“Life is far too amazing and magical to play small”

Our Spring issue was illustrated by the brilliant and hugely talented Dorien Brouwers. NB’s Designer, Rob Garraway, was delighted to speak to Dorien about her inspiration, her latest book, and her recommended reads.

1) What inspired you to write SAIL?

Life, I suppose, and all it has to offer! But Sail is a funny one as I wasn’t even trying to write another book. The story dropped into my head during a quiet moment. It felt good, you know, that fire in the belly kind of feeling. So I jumped up and ran for a piece of paper and a pen. I wrote it down in one go, in rhyme, something which has never happened before – or since, unfortunately.

2) What was the artistic process like – what did you love the most? What were the greatest challenges?

I really enjoyed working with the people at Little, Brown Young Readers (LBYR). They are all so passionate about making books and come with a wealth of knowledge. My editor Andrea Spooner was brilliant at pointing out issues that needed resolving (both in text and illustrations) while simultaneously giving me the creative freedom to solve them. A real skill. The book still carries my voice, it’s still my creation, but it wouldn’t be what it is today without her input.

I really enjoyed painting the waves and the sea creatures. The manta rays, in particular, were a joy to draw. You can pretty much put one down without taking your pencil off the paper; their lines are stunning. Mother Nature truly is the best designer. Then, painting them was a lot of fun; I could let the black bleed into the water and do its thing.

What I love the most is when you’re creating something, and it’s going well, and you have some nice music on, and you’re in that flow state (pun intended). I love that. And it’s nice to see people respond to the end result. ‘Sail’ seems to resonate with a lot of people.

Writing Sail was easy and hard. That first draft was a gift, but it was far from perfect. Plus, LBYR added some extra pages to help with the story’s flow and make the pagination work for a 40-page picture book. So I had to find a place for those pages and think up additional text. The entire story went through countless editing rounds. It looks so simple, but writing for a young readership in rhyme can be tricky and limiting. Of course, you can’t let the rhyme lead the story. Otherwise, the boat ends up in the moat, and its captain is…oh!…a goat.

On top of that, there’s the number of beats each sentence has to have to think of too. For example, you can’t have a short sentence followed by a long one because there would be no rhythm to the story, and it would be awkward to read aloud.

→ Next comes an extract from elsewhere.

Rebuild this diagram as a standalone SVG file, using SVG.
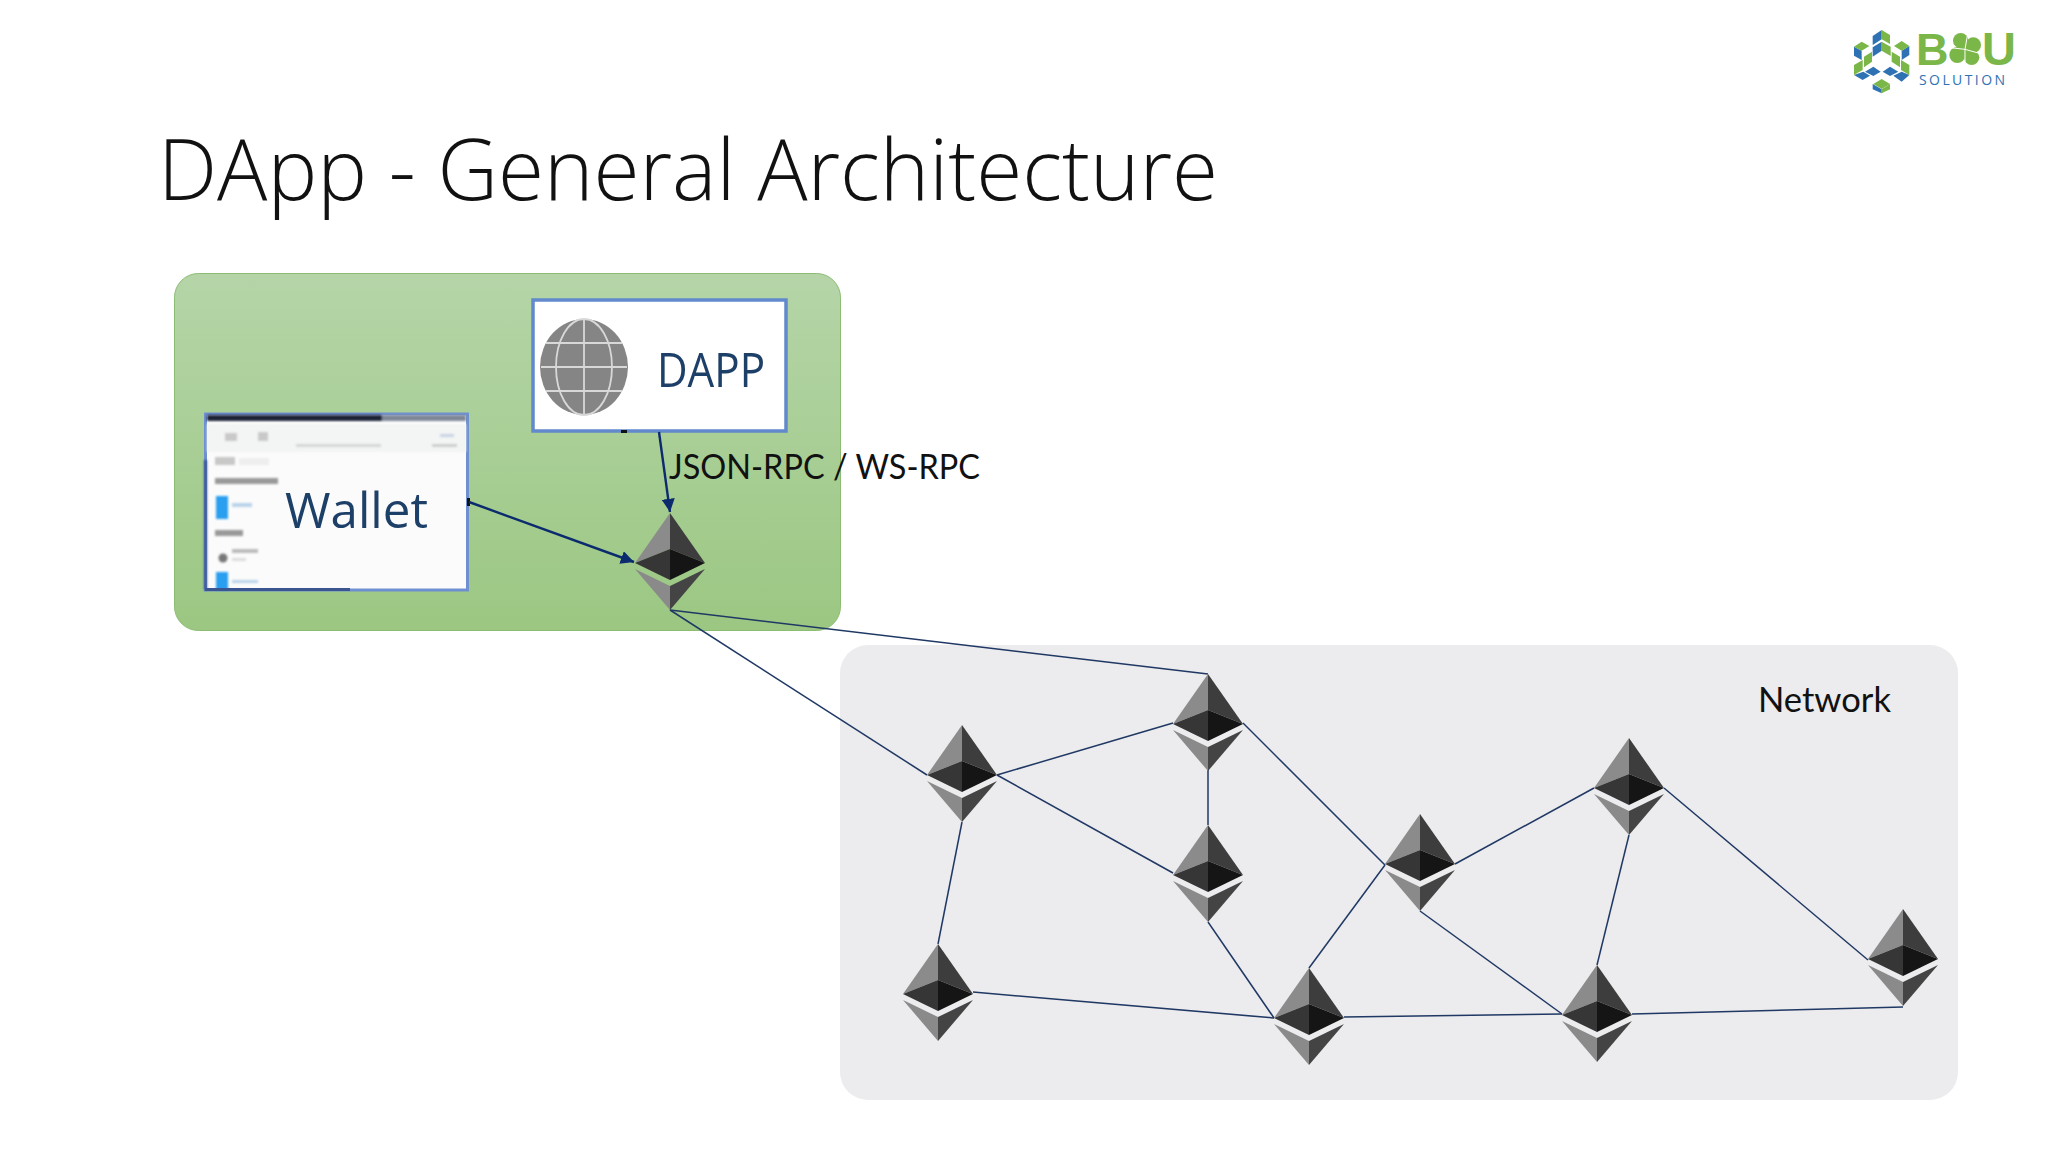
<svg xmlns="http://www.w3.org/2000/svg" width="2048" height="1152" viewBox="0 0 2048 1152">
<style>
.t{font-family:"Lato","Liberation Sans",sans-serif;fill:#111}
.h{font-family:"Open Sans","Liberation Sans",sans-serif;fill:#111}
.img{font-family:"Open Sans","Liberation Sans",sans-serif;fill:#1f3f68;font-weight:500}
.c line{stroke:#1f3864;stroke-width:1.5}
.a line{stroke:#0c2a6e;stroke-width:2.4}
</style>
<defs>
<linearGradient id="g" x1="0" y1="0" x2="0" y2="1"><stop offset="0" stop-color="#b5d5a8"/><stop offset="1" stop-color="#9bc782"/></linearGradient>
<filter id="b" x="-5%" y="-5%" width="110%" height="110%"><feGaussianBlur stdDeviation="0.9"/></filter>
<filter id="s" x="-5%" y="-10%" width="110%" height="120%"><feGaussianBlur stdDeviation="0.5"/></filter>
<marker id="ah" viewBox="0 0 10 10" refX="10" refY="5" markerWidth="5.5" markerHeight="5.500" orient="auto"><path d="M0 0L10 5L0 10z" fill="#0c2a6e"/></marker>
<symbol id="eth" overflow="visible" viewBox="-36 0 72 98" width="72" height="98">
<polygon points="0,0 -35,50 0,36" fill="#8b8b8b"/>
<polygon points="0,0 35,50 0,36" fill="#3d3d3d"/>
<polygon points="-35,50 0,36 0,67" fill="#363636"/>
<polygon points="35,50 0,36 0,67" fill="#151515"/>
<polygon points="-35,56 0,73 0,97" fill="#8a8a8a"/>
<polygon points="35,56 0,73 0,97" fill="#444"/>
</symbol>
</defs>
<rect width="2048" height="1152" fill="#fff"/>
<text id="title" class="h" x="158" y="200" font-size="85" font-weight="300" textLength="1060" lengthAdjust="spacingAndGlyphs">DApp - General Architecture</text>
<g id="logo">
<g transform="translate(1840 10) scale(.3333)">
<g fill="#2f72b3"><polygon points="98,78 125,60 125,88 98,105"/><polygon points="98,112 125,95 125,122 98,140"/><polygon points="42,110 65,122 65,150 42,137"/><polygon points="185,122 208,108 208,135 185,150"/><polygon points="75,185 100,170 122,185 100,198"/><polygon points="128,185 150,170 175,185 150,198"/><polygon points="42,195 68,210 90,197 70,185"/><polygon points="160,197 185,185 208,195 185,215"/><polygon points="98,222 125,238 125,250 98,238"/></g>
<g fill="#7ab648"><polygon points="125,60 150,75 150,102 125,88"/><polygon points="125,95 152,110 152,138 125,122"/><polygon points="42,110 65,95 88,108 65,122"/><polygon points="162,108 185,93 208,108 185,122"/><polygon points="42,165 68,150 68,180 42,195"/><polygon points="72,140 96,125 96,155 72,172"/><polygon points="155,125 180,140 180,172 155,155"/><polygon points="183,150 208,165 208,195 183,180"/><polygon points="100,222 125,207 150,222 125,237"/><polygon points="125,238 150,222 150,238 125,250"/></g>
<g fill="#7ab648"><circle cx="362" cy="92" r="23"/><circle cx="400" cy="105" r="23"/><circle cx="395" cy="142" r="23"/><circle cx="352" cy="135" r="24"/><circle cx="375" cy="118" r="18"/></g>
<g stroke="#fff" stroke-width="3"><line x1="375" y1="118" x2="383" y2="72"/><line x1="375" y1="118" x2="418" y2="130"/><line x1="375" y1="118" x2="375" y2="165"/><line x1="375" y1="118" x2="330" y2="113"/></g>
</g>
<text x="1916" y="65" font-family="Liberation Sans, sans-serif" font-weight="700" font-size="45" fill="#7ab648">B</text>
<text x="1982" y="65" font-family="Liberation Sans, sans-serif" font-weight="700" font-size="47" fill="#7ab648">U</text>
<text x="1919" y="85" font-family="Open Sans, sans-serif" font-size="14" fill="#2f72b3" textLength="86">SOLUTION</text>
</g>
<g id="client-box"><rect x="174.500" y="273.500" width="666" height="357" rx="24" fill="url(#g)" stroke="#8cbc72" stroke-width="1"/></g>
<g id="network-box"><rect x="840" y="645" width="1118" height="455" rx="28" fill="#ecebed"/><text class="t" x="1758" y="712" font-size="34" textLength="133" lengthAdjust="spacingAndGlyphs">Network</text></g>
<g id="dapp">
<rect x="533" y="300" width="253" height="131" fill="#fff" stroke="#6289cc" stroke-width="3.500"/>
<rect x="621" y="430" width="6" height="3" fill="#111"/>
<g filter="url(#s)">
<ellipse cx="584" cy="367" rx="44" ry="48" fill="#858585"/>
<g fill="none" stroke="#d8d8d8" stroke-width="1.800">
<ellipse cx="584" cy="367" rx="28" ry="48"/><line x1="584" y1="319" x2="584" y2="415"/><line x1="541" y1="367" x2="627" y2="367"/><line x1="546" y1="343" x2="622" y2="343"/><line x1="546" y1="391" x2="622" y2="391"/>
</g>
<text class="img" x="657" y="387" font-size="48" textLength="108" lengthAdjust="spacingAndGlyphs">DAPP</text>
</g>
</g>
<g id="wallet">
<rect x="205.500" y="414" width="262" height="176" fill="#fbfbfb" stroke="#6f90d0" stroke-width="3"/>
<g filter="url(#b)">
<rect x="207" y="415" width="175" height="6" fill="#1c2238"/>
<rect x="382" y="415" width="84" height="6" fill="#7d8798"/>
<rect x="207" y="424" width="259" height="28" fill="#f3f4f4"/>
<rect x="225" y="433" width="12" height="8" fill="#c9c9c9"/>
<rect x="258" y="432" width="10" height="9" fill="#c9c9c9"/>
<rect x="296" y="444" width="85" height="3" fill="#d5d5d5"/>
<rect x="440" y="434" width="14" height="3" fill="#c8d4e4"/>
<rect x="432" y="444" width="25" height="3" fill="#cccccc"/>
<rect x="215" y="457" width="20" height="8" fill="#c8c8c8"/>
<rect x="239" y="458" width="30" height="7" fill="#eeeeee"/>
<rect x="215" y="478" width="63" height="6" fill="#9a9a9a"/>
<rect x="216" y="496" width="12" height="23" fill="#2a9ff0"/>
<rect x="232" y="503" width="20" height="4" fill="#b9d3ea"/>
<rect x="215" y="530" width="28" height="6" fill="#9a9a9a"/>
<circle cx="223" cy="558" r="4.500" fill="#777"/>
<rect x="232" y="549" width="26" height="4" fill="#bbb"/>
<rect x="232" y="558" width="14" height="3" fill="#ddd"/>
<rect x="216" y="572" width="12" height="18" fill="#2a9ff0"/>
<rect x="232" y="580" width="26" height="3" fill="#b9d3ea"/>
<rect x="204" y="460" width="3" height="130" fill="#3a5590"/>
</g>
<rect x="205" y="588" width="145" height="3" fill="#3a5590"/>
<rect x="467" y="498" width="3" height="8" fill="#111"/>
<text class="img" x="285" y="528" font-size="50" textLength="143" lengthAdjust="spacingAndGlyphs" filter="url(#s)">Wallet</text>
</g>
<g id="connectors">
<g class="c">
<line x1="670" y1="610" x2="927" y2="775"/><line x1="670" y1="610" x2="1208" y2="674"/>
<line x1="997" y1="775" x2="1173" y2="723"/><line x1="997" y1="775" x2="1173" y2="873"/>
<line x1="962" y1="822" x2="938" y2="944"/><line x1="1208" y1="770" x2="1208" y2="825"/>
<line x1="1208" y1="922" x2="1274" y2="1018"/><line x1="1243" y1="723" x2="1385" y2="865"/>
<line x1="1455" y1="864" x2="1594" y2="788"/><line x1="1664" y1="788" x2="1868" y2="960"/>
<line x1="1420" y1="911" x2="1562" y2="1014"/><line x1="1629" y1="835" x2="1597" y2="965"/>
<line x1="1385" y1="865" x2="1309" y2="968"/><line x1="973" y1="992" x2="1274" y2="1018"/>
<line x1="1344" y1="1017" x2="1562" y2="1014"/><line x1="1632" y1="1014" x2="1903" y2="1007"/>
</g>
<g class="a">
<line x1="659" y1="432" x2="670" y2="512" marker-end="url(#ah)"/>
<line x1="469" y1="502" x2="634" y2="562" marker-end="url(#ah)"/>
</g>
</g>
<text id="rpc" class="t" x="669" y="479" font-size="34" textLength="311" lengthAdjust="spacingAndGlyphs">JSON-RPC / WS-RPC</text>
<g id="eth-client"><use href="#eth" x="634" y="513"/></g>
<g id="eth-a"><use href="#eth" x="926" y="725"/></g>
<g id="eth-b"><use href="#eth" x="1172" y="674"/></g>
<g id="eth-c"><use href="#eth" x="1172" y="825"/></g>
<g id="eth-d"><use href="#eth" x="902" y="944"/></g>
<g id="eth-e"><use href="#eth" x="1273" y="968"/></g>
<g id="eth-f"><use href="#eth" x="1384" y="814"/></g>
<g id="eth-g"><use href="#eth" x="1593" y="738"/></g>
<g id="eth-h"><use href="#eth" x="1561" y="965"/></g>
<g id="eth-i"><use href="#eth" x="1867" y="909"/></g>
</svg>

So there was a lot of syllable counting.

3) What was your journey to becoming an illustrator? Was this something you always wanted to do?

I have enjoyed drawing for as long as I can remember, but I chose to channel my artistic side into graphic design. I have designed for a whole range of clients (from Pearson Education to Tate Modern) and loved it. Sometimes I would illustrate for a project, and I always really enjoyed that. But I never really knew what to do with my love for drawing until my son was born. I started writing and illustrating my own books as a gift to him.

A visit to London Zoo inspired my first story: ‘The Remarkable Pigeon’, which is about a pigeon visiting the zoo and comparing himself to all the other birds. In the end, he realises he has his own things that make him unique. It’s a story about not comparing yourself to others and finding your own strengths. The story is followed by a glossary with facts about all the birds. It was published by Salariya Publishing. I then wrote some more stories and things snowballed from there.

4) What advice would you give to a younger version of yourself?

I had to think about this a couple of years ago and still stand by this: “You are so much bigger than you think you are (and so is everyone else), don’t ever doubt it.” I’ve always done what feels right regardless of self-doubt; to be guided by curiosity rather than fear. Now that I’m a little older and know myself a bit better, I’ve come to realise that life is far too amazing and magical to play small.

5) The books which have gotten you through the past 12 months:

I’ve been re-reading passages from some of my favorite books: ‘Big Magic’ by Elizabeth Gilbert, ‘The Untethered Soul’ by Michael Singer, ‘Braving the Wilderness’ by Brené Brown. Those heavily underlined books are my scaffolding.

I recently finished ‘The Midnight Library’ by Matt Haig, which was an entertaining read. And have just started ‘On Being Human’ by Jennifer Pastiloff. That’s promising to be a good read. Next on the list are three books by Ryan Holiday (a renowned thinker and writer on stoic philosophy and its application in modern life).

A book which I didn’t read last year but would recommend to anyone wanting to get stuck into a chunky page-turner during lockdown is ‘Shantaram’ by Gregory David Roberts. Strongly influenced by his own adventures in India, it’s 936 pages of sheer adventure and escapism.

6) Are you working on anything new at the moment? 

Yes! Apart from some other illustration and design projects, I’m working on a new picture book called ‘Wild Beings’. Set to be published spring 2022, again with LBYR. It’s about our close connection to nature. I can’t give away too much yet, but it will be packed with all kinds of creatures.